The Obama administration vowed this week to work with Congress to come up with an alternative to the program, and lawmakers complained to Obama’s nominee for commerce secretary, Gary Locke, that he needed to settle the dispute.
“This has a profound impact on farmers and ranchers,” Senator Mike Johanns, a Nebraska Republican, told Locke at a hearing yesterday.
“In this time of economic turmoil, protectionism is the last thing we need,” said Republican Senator Mel Martinez of Florida.
Campbell’s Soup
Even some of the products that Mexico targeted, such as soup preparations, may have little impact. Campbell Soup Co.’s “business in Mexico is small,” and “most of what we sell in Mexico is made there,” said Anthony Sanzio, a spokesman for the Camden, New Jersey-based company.
Mexico also imposed a duty on paper products such as toilet tissue. Kimberly-Clark Corp., the maker of Kleenex tissue, will see “little or no effect,” spokesman Lance Latham said. Bruce Amundson, a spokesman for Weyerhaeuser Co., North America’s largest lumber producer, said, “We ship an extremely small amount of product across the Mexican border.”

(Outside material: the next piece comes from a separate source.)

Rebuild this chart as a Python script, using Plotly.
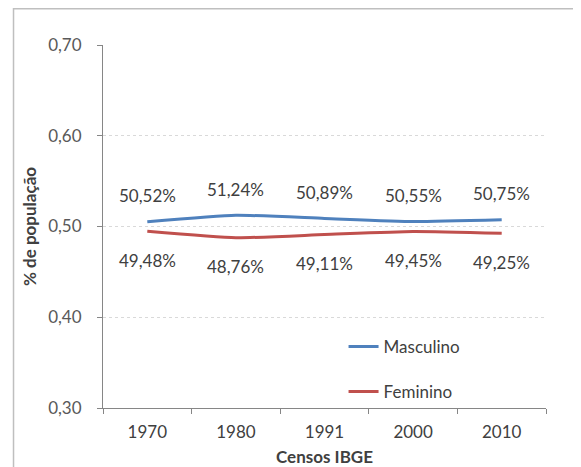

Angela Blackwell, a spokeswoman for Fairport, New York- based Constellation Brands Inc., the world’s largest winemaker, said, “Because of the small amount of sales into the country, we do not view the new tariff making a major impact.”
Procter & Gamble
The tariff list includes deodorants, shampoos and other products made by Procter & Gamble Co., the world’s largest household-products maker.

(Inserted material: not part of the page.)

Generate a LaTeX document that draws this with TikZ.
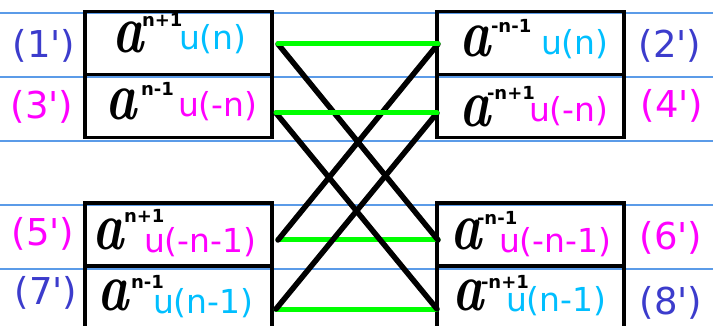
\documentclass[tikz,border=0pt]{standalone}
\usepackage{fontspec}
\setmainfont{DejaVu Sans}
\newfontfamily\handfont{Latin Modern Roman}
\usepackage{xcolor}
\usetikzlibrary{positioning}
\definecolor{rulingblue}{HTML}{5B9BE8}
\definecolor{labelblue}{HTML}{3C3CCC}
\definecolor{stepmagenta}{HTML}{FF00FF}
\definecolor{stepcyan}{HTML}{00BFFF}
\definecolor{pairgreen}{HTML}{00FF00}

% handwritten-looking base letter
\newcommand{\biga}{\scalebox{0.78}[1]{\fontsize{68}{68}\handfont\bfseries\itshape a}}

\begin{document}
\begin{tikzpicture}[
    x=1pt, y=-1pt,
    every node/.style={inner sep=0pt, outer sep=0pt},
    cell/.style={
      rectangle, draw, line width=3.6pt,
      minimum width=187pt, minimum height=63pt
    },
    base/.style={anchor=base west},
    expo/.style={anchor=base west, font=\fontsize{18}{18}\selectfont\bfseries},
    stepfn/.style={anchor=base west, font=\fontsize{33}{33}\selectfont},
    tag/.style={anchor=base, font=\fontsize{37}{37}\selectfont},
    ruling/.style={rulingblue, line width=1.2pt},
    pairline/.style={pairgreen, line width=5pt, line cap=round},
    crossline/.style={black, line width=5.5pt, line cap=round},
  ]
  \clip (0,0) rectangle (713,326);
  \fill[white] (0,0) rectangle (713,326);

  % --- Ruled paper ---
  \foreach \yy in {13,77,141,205,269}
    \draw[ruling] (0,\yy) -- (713,\yy);

  % --- Boxes ---
  \node[cell] (c1) at (178.5,43) {};
  \node[cell] (c3) at (178.5,106) {};
  \node[cell] (c5) at (178.5,234.5) {};
  \node[cell] (c7) at (178.5,297.5) {};
  \node[cell] (c2) at (530.5,43) {};
  \node[cell] (c4) at (530.5,106) {};
  \node[cell] (c6) at (530.5,234.5) {};
  \node[cell] (c8) at (530.5,297.5) {};

  % --- Left column ---
  \node[base] (a1) at (112,53) {\biga};
  \node[expo] (e1) at (142,27) {n+1};
  \node[stepfn, text=stepcyan] (u1) at (179,50) {u(n)};

  \node[base] (a3) at (105,120) {\biga};
  \node[expo] (e3) at (141,96) {n-1};
  \node[stepfn, text=stepmagenta] (u3) at (178,117) {u(-n)};

  \node[base] (a5) at (92,250) {\biga};
  \node[expo] (e5) at (124,223) {n+1};
  \node[stepfn, text=stepmagenta] (u5) at (144,252) {u(-n-1)};

  \node[base] (a7) at (97,310) {\biga};
  \node[expo] (e7) at (131,288) {n-1};
  \node[stepfn, text=stepcyan] (u7) at (153,313) {u(n-1)};

  % --- Right column ---
  \node[base] (a2) at (459,57) {\biga};
  \node[expo] (e2) at (491,33) {-n-1};
  \node[stepfn, text=stepcyan] (u2) at (541,55) {u(n)};

  \node[base] (a4) at (459,127) {\biga};
  \node[expo] (e4) at (487,100) {-n+1};
  \node[stepfn, text=stepmagenta] (u4) at (529,122) {u(-n)};

  \node[base] (a6) at (450,250) {\biga};
  \node[expo] (e6) at (477,225) {-n-1};
  \node[stepfn, text=stepmagenta] (u6) at (499,252) {u(-n-1)};

  \node[base] (a8) at (452,310) {\biga};
  \node[expo] (e8) at (481,288) {-n+1};
  \node[stepfn, text=stepcyan] (u8) at (506,312) {u(n-1)};

  % --- Labels ---
  \node[tag, text=labelblue] (t1) at (44,58) {(1\textquotesingle)};
  \node[tag, text=stepmagenta] (t3) at (42,119) {(3\textquotesingle)};
  \node[tag, text=stepmagenta] (t5) at (43,245) {(5\textquotesingle)};
  \node[tag, text=labelblue] (t7) at (46,305) {(7\textquotesingle)};
  \node[tag, text=labelblue] (t2) at (670,58) {(2\textquotesingle)};
  \node[tag, text=stepmagenta] (t4) at (672,118) {(4\textquotesingle)};
  \node[tag, text=stepmagenta] (t6) at (671,250) {(6\textquotesingle)};
  \node[tag, text=labelblue] (t8) at (671,314) {(8\textquotesingle)};

  % --- Pairing ends ---
  \coordinate (l1) at (278,44);
  \coordinate (l3) at (276,113);
  \coordinate (l5) at (278,240);
  \coordinate (l7) at (276,309);
  \coordinate (r2) at (438,44);
  \coordinate (r4) at (437,113);
  \coordinate (r6) at (438,240);
  \coordinate (r8) at (437,309);

  % --- Connectors ---
  \draw[pairline] (l5) -- (r6);
  \draw[pairline] (l7) -- (r8);
  \draw[crossline] (l1) -- (r6);
  \draw[crossline] (l3) -- (r8);
  \draw[crossline] (l5) -- (r2);
  \draw[crossline] (l7) -- (r4);
  \draw[pairline] (l1) -- (r2);
  \draw[pairline] (l3) -- (r4);
\end{tikzpicture}
\end{document}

“We have had manufacturing facilities in Mexico for 60 years but do export to some extent to Mexico,” said Tressie Long, a spokeswoman for the Cincinnati company. The impact of the tariffs “is a complex issue that will take us some time to evaluate.’

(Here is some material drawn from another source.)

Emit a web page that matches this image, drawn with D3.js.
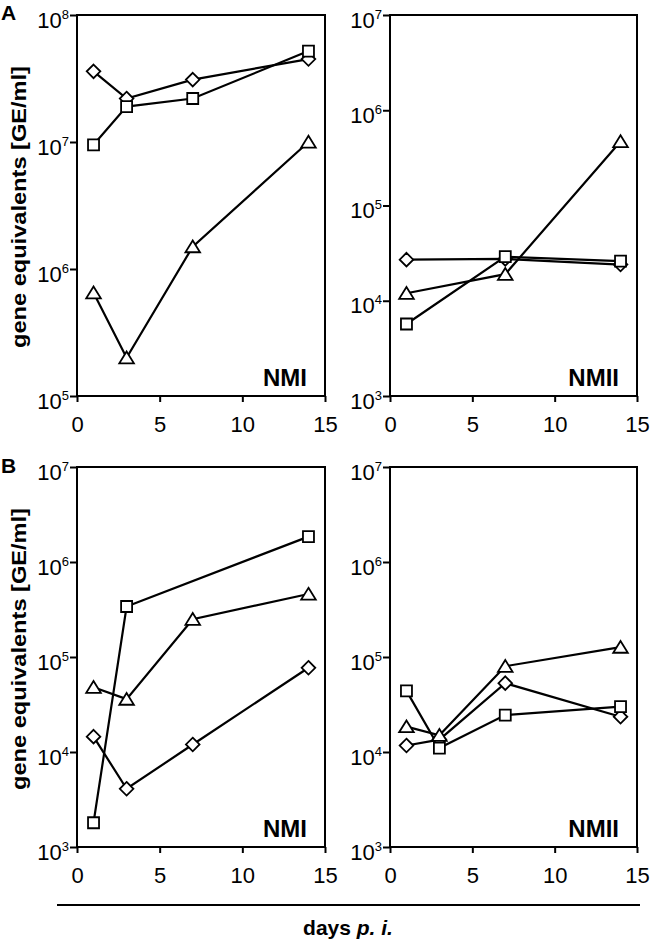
<!DOCTYPE html>
<html>
<head>
<meta charset="utf-8">
<script src="https://cdn.jsdelivr.net/npm/d3@7"></script>
<style>
  html, body { margin: 0; padding: 0; background: #fff; }
  svg { display: block; }
  text { font-family: "Liberation Sans", Arial, sans-serif; fill: #000; }
</style>
</head>
<body>
<svg id="chart" width="650" height="940"></svg>
<script>
// ---------- data ----------
const daysFour = [1, 3, 7, 14];
const daysNMIIa = [1, 7, 14];
const daysSquareBNMI = [1, 3, 14];

// Panel A, NMI
const aNMI_diamond = [3.6e7, 2.2e7, 3.1e7, 4.5e7];
const aNMI_square = [9.5e6, 1.9e7, 2.2e7, 5.2e7];
const aNMI_triangle = [6.5e5, 2.0e5, 1.5e6, 1.0e7];

// Panel A, NMII
const aNMII_diamond = [2.7e4, 2.75e4, 2.4e4];
const aNMII_square = [5.7e3, 2.9e4, 2.6e4];
const aNMII_triangle = [1.2e4, 1.9e4, 4.7e5];

// Panel B, NMI
const bNMI_diamond = [1.45e4, 4.1e3, 1.2e4, 7.7e4];
const bNMI_square = [1.8e3, 3.4e5, 1.85e6];
const bNMI_triangle = [4.8e4, 3.6e4, 2.5e5, 4.6e5];

// Panel B, NMII
const bNMII_diamond = [1.17e4, 1.35e4, 5.3e4, 2.35e4];
const bNMII_square = [4.4e4, 1.1e4, 2.45e4, 3.0e4];
const bNMII_triangle = [1.85e4, 1.5e4, 8.0e4, 1.27e5];

const xTicks = [0, 5, 10, 15];
const yLabel = "gene equivalents [GE/ml]";
const xLabel = ["days ", "p. i."];

// ---------- layout ----------
const svg = d3.select("#chart");
const FONT = '"Liberation Sans", Arial, sans-serif';

const panels = [
  { name: "NMI",  x0: 77,  x1: 325, y0: 15,  y1: 396, dom: [1e5, 1e8],
    series: [
      { shape: "diamond",  days: daysFour, vals: aNMI_diamond },
      { shape: "triangle", days: daysFour, vals: aNMI_triangle },
      { shape: "square",   days: daysFour, vals: aNMI_square } ] },
  { name: "NMII", x0: 390, x1: 637, y0: 15,  y1: 396, dom: [1e3, 1e7],
    series: [
      { shape: "diamond",  days: daysNMIIa, vals: aNMII_diamond },
      { shape: "triangle", days: daysNMIIa, vals: aNMII_triangle },
      { shape: "square",   days: daysNMIIa, vals: aNMII_square } ] },
  { name: "NMI",  x0: 77,  x1: 325, y0: 467, y1: 847, dom: [1e3, 1e7],
    series: [
      { shape: "diamond",  days: daysFour, vals: bNMI_diamond },
      { shape: "triangle", days: daysFour, vals: bNMI_triangle },
      { shape: "square",   days: daysSquareBNMI, vals: bNMI_square } ] },
  { name: "NMII", x0: 390, x1: 637, y0: 467, y1: 847, dom: [1e3, 1e7],
    series: [
      { shape: "diamond",  days: daysFour, vals: bNMII_diamond },
      { shape: "triangle", days: daysFour, vals: bNMII_triangle },
      { shape: "square",   days: daysFour, vals: bNMII_square } ] }
];

const shapePath = {
  diamond: "M0,-6.8L6.8,0L0,6.8L-6.8,0Z",
  square: "M-5.5,-5.5H5.5V5.5H-5.5Z",
  triangle: "M0,-6.2L7.3,5.6L-7.3,5.6Z"
};

panels.forEach(p => {
  const x = d3.scaleLinear().domain([0, 15]).range([p.x0, p.x1]);
  const y = d3.scaleLog().domain(p.dom).range([p.y1, p.y0]);
  const g = svg.append("g");

  // frame
  g.append("rect")
    .attr("x", p.x0).attr("y", p.y0)
    .attr("width", p.x1 - p.x0).attr("height", p.y1 - p.y0)
    .attr("fill", "none").attr("stroke", "#000").attr("stroke-width", 2);

  // x axis
  const xa = g.append("g").attr("transform", `translate(0,${p.y1})`)
    .call(d3.axisBottom(x).tickValues(xTicks).tickSize(6).tickPadding(0).tickFormat(d3.format("d")));
  xa.select(".domain").remove();
  xa.selectAll(".tick line").attr("stroke", "#000").attr("stroke-width", 2);
  xa.selectAll(".tick text").attr("y", 36).attr("dy", null)
    .attr("font-size", 22).attr("font-family", FONT).attr("fill", "#000");

  // y axis
  const decades = d3.range(Math.log10(p.dom[0]), Math.log10(p.dom[1]) + 1).map(e => Math.pow(10, e));
  const ya = g.append("g").attr("transform", `translate(${p.x0},0)`)
    .call(d3.axisLeft(y).tickValues(decades).tickSize(7).tickFormat(""));
  ya.select(".domain").remove();
  ya.selectAll(".tick line").attr("stroke", "#000").attr("stroke-width", 2);
  ya.selectAll(".tick").each(function(d) {
    const t = d3.select(this).append("text")
      .attr("x", -8).attr("y", 0)
      .attr("text-anchor", "end")
      .attr("font-family", FONT);
    t.append("tspan").attr("font-size", 22).attr("dy", 12).text("10");
    t.append("tspan").attr("font-size", 13).attr("dy", -9).text(Math.round(Math.log10(d)));
  });

  // panel name
  g.append("text")
    .attr("x", p.x1 - 18).attr("y", p.y1 - 10)
    .attr("text-anchor", "end").attr("font-weight", "bold")
    .attr("font-size", 24).attr("font-family", FONT)
    .text(p.name);

  // series
  const line = d3.line().x(d => x(d[0])).y(d => y(d[1]));
  p.series.forEach(s => {
    const pts = s.days.map((d, i) => [d, s.vals[i]]);
    g.append("path").datum(pts).attr("d", line)
      .attr("fill", "none").attr("stroke", "#000").attr("stroke-width", 2.2);
  });
  p.series.forEach(s => {
    const pts = s.days.map((d, i) => [d, s.vals[i]]);
    g.selectAll(null).data(pts).enter().append("path")
      .attr("d", shapePath[s.shape])
      .attr("transform", d => `translate(${x(d[0])},${y(d[1])})`)
      .attr("fill", "#fff").attr("stroke", "#000").attr("stroke-width", 1.8);
  });
});

// y axis titles
[207, 649].forEach(cy => {
  svg.append("text")
    .attr("transform", `translate(26,${cy}) rotate(-90)`)
    .attr("text-anchor", "middle")
    .attr("font-weight", "bold").attr("font-size", 21).attr("font-family", FONT)
    .attr("textLength", 282).attr("lengthAdjust", "spacingAndGlyphs")
    .text(yLabel);
});

// panel letters
svg.append("text").attr("x", 1).attr("y", 20).attr("font-weight", "bold")
  .attr("font-size", 21).attr("font-family", FONT).text("A");
svg.append("text").attr("x", 1).attr("y", 473).attr("font-weight", "bold")
  .attr("font-size", 21).attr("font-family", FONT).text("B");

// bottom rule and label
svg.append("line").attr("x1", 57).attr("x2", 640).attr("y1", 905).attr("y2", 905)
  .attr("stroke", "#000").attr("stroke-width", 2);
const xl = svg.append("text").attr("x", 348).attr("y", 935)
  .attr("text-anchor", "middle").attr("font-weight", "bold")
  .attr("font-size", 21).attr("font-family", FONT);
xl.append("tspan").text(xLabel[0]);
xl.append("tspan").attr("font-style", "italic").text(xLabel[1]);
</script>
</body>
</html>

Mexican officials want U.S. companies to put pressure on Congress to reinstate the program, said Sidney Weintraub, a fellow at the Center for Strategic and International Studies in Washington.
The National Association of Manufacturers in Washington sent a note to members asking them to identify any impact.
“We need our members’ input to know how you will be affected by these new tariffs,” the memo said. “The NAM will be working with the administration and Congress to try to resolve this dispute quickly.”
In Oregon, Idaho and Washington, growers of pears, cherries and apricots were bracing themselves for damage.
Exporting Pears
Mexico is the largest export market for pears, and the weak peso had already led to a drop in demand there, said Jeff Correa, international marketing director for the Pear Bureau Northwest in Oregon. A 20 percent tax on top of that could “push us entirely out of the market,” Correa said.
“The solution is in the lawmakers’ hands,” said Mark Powers, an official at the Northwest Horticultural Council in Yakima, Washington. “Our growers are caught in a trade dispute that’s not of their making.”
Pressure from the fruit and vegetable producers on Mexico’s tariff roster may not be enough to spur Congress to reverse course, said Gresser, the former trade official.
“It’s an odd list,” he said. “The Europeans are usually a lot meaner.”